Task goal >> Take every line from the first down to the line with "import * as" and set it down exactly, without the pictures.

# # # # #

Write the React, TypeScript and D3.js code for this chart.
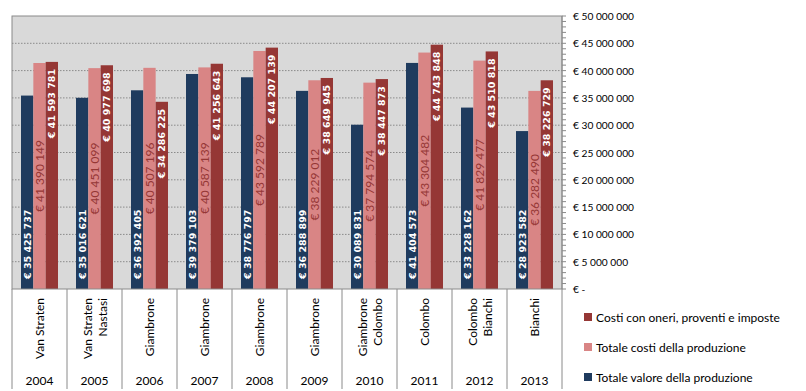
import React from "react";
import * as d3 from "d3";

const years = ["2004", "2005", "2006", "2007", "2008", "2009", "2010", "2011", "2012", "2013"];
const names: string[][] = [
  ["Van Straten"],
  ["Van Straten", "Nastasi"],
  ["Giambrone"],
  ["Giambrone"],
  ["Giambrone"],
  ["Giambrone"],
  ["Giambrone", "Colombo"],
  ["Colombo"],
  ["Colombo", "Bianchi"],
  ["Bianchi"],
];
const valoreProduzione = [35425737, 35016621, 36392405, 39379103, 38776797, 36288899, 30089831, 41404573, 33228162, 28923582];
const costiProduzione = [41390149, 40451099, 40507196, 40587139, 43592789, 38229012, 37794574, 43304482, 41829477, 36282490];
const costiOneri = [41593781, 40977698, 34286225, 41256643, 44207139, 38649945, 38447873, 44743848, 43510818, 38226729];
const seriesNames = ["Totale valore della produzione", "Totale costi della produzione", "Costi con oneri, proventi e imposte"];
const yTicks = [0, 5e6, 10e6, 15e6, 20e6, 25e6, 30e6, 35e6, 40e6, 45e6, 50e6];

const W = 806, H = 391;
const L = 12, R = 562, T = 16, B = 289;
const colors = ["#1F3B5E", "#D98585", "#953735"];
const FONT = "Lato, 'Liberation Sans', sans-serif";
const BOLDFONT = "'DejaVu Sans', Verdana, sans-serif";

function fmt(v: number) {
  if (v === 0) return "€ -";
  const s = Math.round(v).toString().replace(/\B(?=(\d{3})+(?!\d))/g, " ");
  return "€ " + s;
}

export default function App() {
  const x0 = d3.scaleBand<string>().domain(years).range([L, R]).padding(0);
  const x1 = d3.scaleBand<number>().domain([0, 1, 2]).range([9, x0.bandwidth() - 9]).padding(0);
  const y = d3.scaleLinear().domain([0, 50e6]).range([B, T]);
  const series = [valoreProduzione, costiProduzione, costiOneri];
  const minorTicks = d3.range(0, 50e6 + 1, 1e6);

  return (
    <svg width={W} height={H} style={{ position: "absolute", left: 0, top: 0 }} fontFamily={FONT}>
      <rect x={0} y={0} width={W} height={H} fill="#fff" />
      <rect x={L} y={T} width={R - L} height={B - T} fill="#D9D9D9" />
      {yTicks.slice(1, -1).map((t) => (
        <line key={t} x1={L} x2={R} y1={y(t)} y2={y(t)} stroke="#8a8a8a" strokeWidth={1} strokeDasharray="1.5,1.5" />
      ))}
      {years.map((yr, i) =>
        series.map((s, k) => {
          const bx = (x0(yr) as number) + (x1(k) as number);
          const bw = x1.bandwidth();
          const v = s[i];
          const top = y(v);
          const cx = bx + bw / 2;
          let ly: number, anchor: string, fill: string, weight: string, family: string, size: number;
          if (k === 0) {
            ly = B - 10; anchor = "start"; fill = "#fff"; weight = "bold"; family = BOLDFONT; size = 9.5;
          } else if (k === 1) {
            ly = (top + B) / 2; anchor = "middle"; fill = "#953735"; weight = "normal"; family = FONT; size = 12;
          } else {
            ly = top + 7; anchor = "end"; fill = "#fff"; weight = "bold"; family = BOLDFONT; size = 9.5;
          }
          return (
            <g key={yr + k}>
              <rect x={bx} y={top} width={bw} height={B - top} fill={colors[k]} />
              <text
                transform={`translate(${cx},${ly}) rotate(-90)`}
                textAnchor={anchor}
                dominantBaseline="central"
                fontSize={size}
                fontWeight={weight}
                fontFamily={family}
                fill={fill}
              >
                {fmt(v)}
              </text>
            </g>
          );
        })
      )}
      <rect x={L} y={T} width={R - L} height={B - T} fill="none" stroke="#8a8a8a" strokeWidth={1} />
      {/* right axis */}
      <line x1={R} x2={R} y1={T} y2={389} stroke="#8a8a8a" />
      {minorTicks.map((t) => (
        <line key={t} x1={R} x2={R + 4} y1={y(t)} y2={y(t)} stroke="#8a8a8a" />
      ))}
      {yTicks.map((t) => (
        <text key={t} x={573} y={y(t)} dominantBaseline="central" fontSize={10.2} fill="#000">
          {fmt(t)}
        </text>
      ))}
      {/* category axis */}
      {years.map((yr) => (
        <line key={yr} x1={x0(yr) as number} x2={x0(yr) as number} y1={B} y2={389} stroke="#8a8a8a" />
      ))}
      {years.map((yr, i) => {
        const cx = (x0(yr) as number) + x0.bandwidth() / 2;
        const lines = names[i];
        return (
          <g key={yr}>
            {lines.map((ln, j) => (
              <text
                key={j}
                transform={`translate(${cx + (j - (lines.length - 1) / 2) * 15},298) rotate(-90)`}
                textAnchor="end"
                dominantBaseline="central"
                fontSize={12}
                fill="#000"
              >
                {ln}
              </text>
            ))}
            <text x={cx} y={380} textAnchor="middle" dominantBaseline="central" fontSize={12} fill="#000">
              {yr}
            </text>
          </g>
        );
      })}
      {/* legend */}
      {[2, 1, 0].map((k, j) => {
        const ly = 317 + j * 30;
        return (
          <g key={k}>
            <rect x={584} y={ly - 4} width={8} height={8} fill={colors[k]} />
            <text x={596} y={ly} dominantBaseline="central" fontSize={12} fill="#000">
              {seriesNames[k]}
            </text>
          </g>
        );
      })}
    </svg>
  );
}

# # # # #

Exercise solution >>
Write the React, TypeScript and D3.js code for this chart.
import React from "react";
import * as d3 from "d3";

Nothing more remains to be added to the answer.